With the coming merger of Northwest and Delta Airlines, it’s worth pausing for a moment and honoring the airlines that have given their lives to the Delta brand.
It started with Delta Air Corporation, which was a cropdusting service in Louisiana in the ’20s.
But the roots — and the routes — go to Boston.
Boston & Maine was part of the old B&M Railway Company, and it operated under contract to National Airways, founded by — among others — Amelia Earhart. National eventually became Northeast Airlines. The airline was famous for its yellow airplanes, called yellowbirds.
The airline merged with Delta in 1972, which is how Delta became such a big “player” in the northeast.
In the ’50s, Delta picked up Chicago & Southern Airlines, which had previously been known as Pacific Seaboard Air Lines.
In 1986, Delta picked up Western Airlines, another airline that started in the ’30s as a mail carrier.

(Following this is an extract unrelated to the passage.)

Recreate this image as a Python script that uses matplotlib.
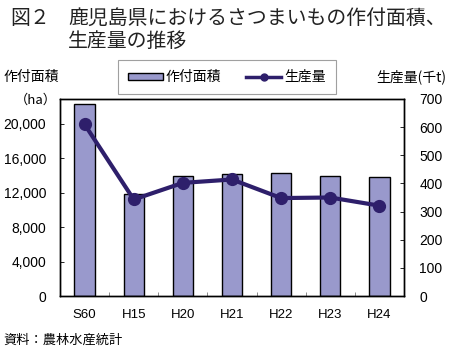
import matplotlib
matplotlib.use("Agg")
import matplotlib.pyplot as plt
from matplotlib.ticker import FuncFormatter, FixedLocator
from matplotlib.lines import Line2D
from matplotlib.patches import Rectangle
import numpy as np

plt.rcParams['font.family'] = ['Liberation Sans', 'Noto Sans CJK JP', 'DejaVu Sans']

years = ['S60', 'H15', 'H20', 'H21', 'H22', 'H23', 'H24']
area_ha = [22300, 11800, 14000, 14200, 14300, 14000, 13800]
production_kt = [610, 343, 402, 414, 348, 350, 321]

bar_color = '#9999cc'
line_color = '#2e1f6b'
jp = ['Noto Sans CJK JP', 'DejaVu Sans']

W, H = 452, 353
fig = plt.figure(figsize=(W / 100, H / 100), dpi=100)
ax = fig.add_axes([60 / W, (H - 296) / H, 344 / W, 197 / H])
ax2 = ax.twinx()

x = np.arange(len(years))
ax.bar(x, area_ha, width=0.41, color=bar_color, edgecolor='black',
       linewidth=1.0, zorder=2)
ax2.plot(x, production_kt, color=line_color, linewidth=3.0, marker='o',
         markersize=8.5, zorder=3)

ax.set_xlim(-0.5, len(years) - 0.5)
ax.set_ylim(0, 22900)
ax2.set_ylim(0, 700)
ax.set_yticks(range(0, 20001, 4000))
ax.yaxis.set_major_formatter(FuncFormatter(lambda v, p: f'{int(v):,}'))
ax2.set_yticks(range(0, 701, 100))

ax.set_xticks(x)
ax.set_xticklabels(years)
ax.xaxis.set_minor_locator(FixedLocator(np.arange(0.5, len(years) - 1, 1)))
ax.tick_params(axis='x', which='major', length=0, pad=9, labelsize=9.5)
ax.tick_params(axis='x', which='minor', direction='in', length=3, width=0.6, color='#777777')
ax.tick_params(axis='y', direction='in', length=3, width=0.6, labelsize=10, pad=10)
ax2.tick_params(axis='y', direction='in', length=3, width=0.6, labelsize=10, pad=11)

for a in (ax, ax2):
    for s in a.spines.values():
        s.set_linewidth(1.0)
        s.set_color('black')

ax.set_zorder(ax2.get_zorder() - 1)
ax2.patch.set_visible(False)

# legend above the plot area
h_bar = Rectangle((0, 0), 1, 1, facecolor=bar_color, edgecolor='black', linewidth=1.0)
h_line = Line2D([], [], color=line_color, linewidth=2.5, marker='o', markersize=5)
leg = fig.legend([h_bar, h_line], ['作付面積', '生産量'], loc='center',
                 bbox_to_anchor=(227 / W, 1 - 77 / H), ncol=2, frameon=True,
                 fancybox=False, edgecolor='#888888', handlelength=2.5,
                 handleheight=0.4, handletextpad=0.2, columnspacing=1.8,
                 prop={'family': jp, 'size': 10}, borderpad=0.75,
                 borderaxespad=0)
leg.get_frame().set_linewidth(0.8)

tcol = '#222222'
fig.text(10 / W, 1 - 18 / H, '図２', family=jp, fontsize=14.3, va='center', ha='left', color=tcol)
fig.text(68 / W, 1 - 18 / H, '鹿児島県におけるさつまいもの作付面積、',
         family=jp, fontsize=14.3, va='center', ha='left', color=tcol)
fig.text(68 / W, 1 - 41 / H, '生産量の推移',
         family=jp, fontsize=14.3, va='center', ha='left', color=tcol)
fig.text(4 / W, 1 - 77 / H, '作付面積', family=jp, fontsize=10, va='center', ha='left')
fig.text(15 / W, 1 - 100 / H, '（ha）', family=jp, fontsize=9.5, va='center', ha='left')
fig.text(446 / W, 1 - 77 / H, '生産量(千t)', family=jp, fontsize=10, va='center', ha='right')
fig.text(3 / W, 1 - 340 / H, '資料：農林水産統計', family=jp, fontsize=9.5, va='center', ha='left')

fig.savefig('out.png', dpi=100)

Delta acquired the transatlantic routes of bankrupt PanAm, and then the lucrative Boston-New York shuttle from the same airline.
Northwest, similarly, started as a mail carrier in 1926.
Just a few years later — 1971 — Howard Hughes bought the airline and renamed it Hughes Airwest.
With airline deregulation, Southern Airways and North Central Airlines merged into Republic Airlines in 1979 . A second “Herman the Duck” joined the logo and flew in the other direction.
Republic acquired Hughes Airwest in 1980. In 1986, Northwest acquired Republic.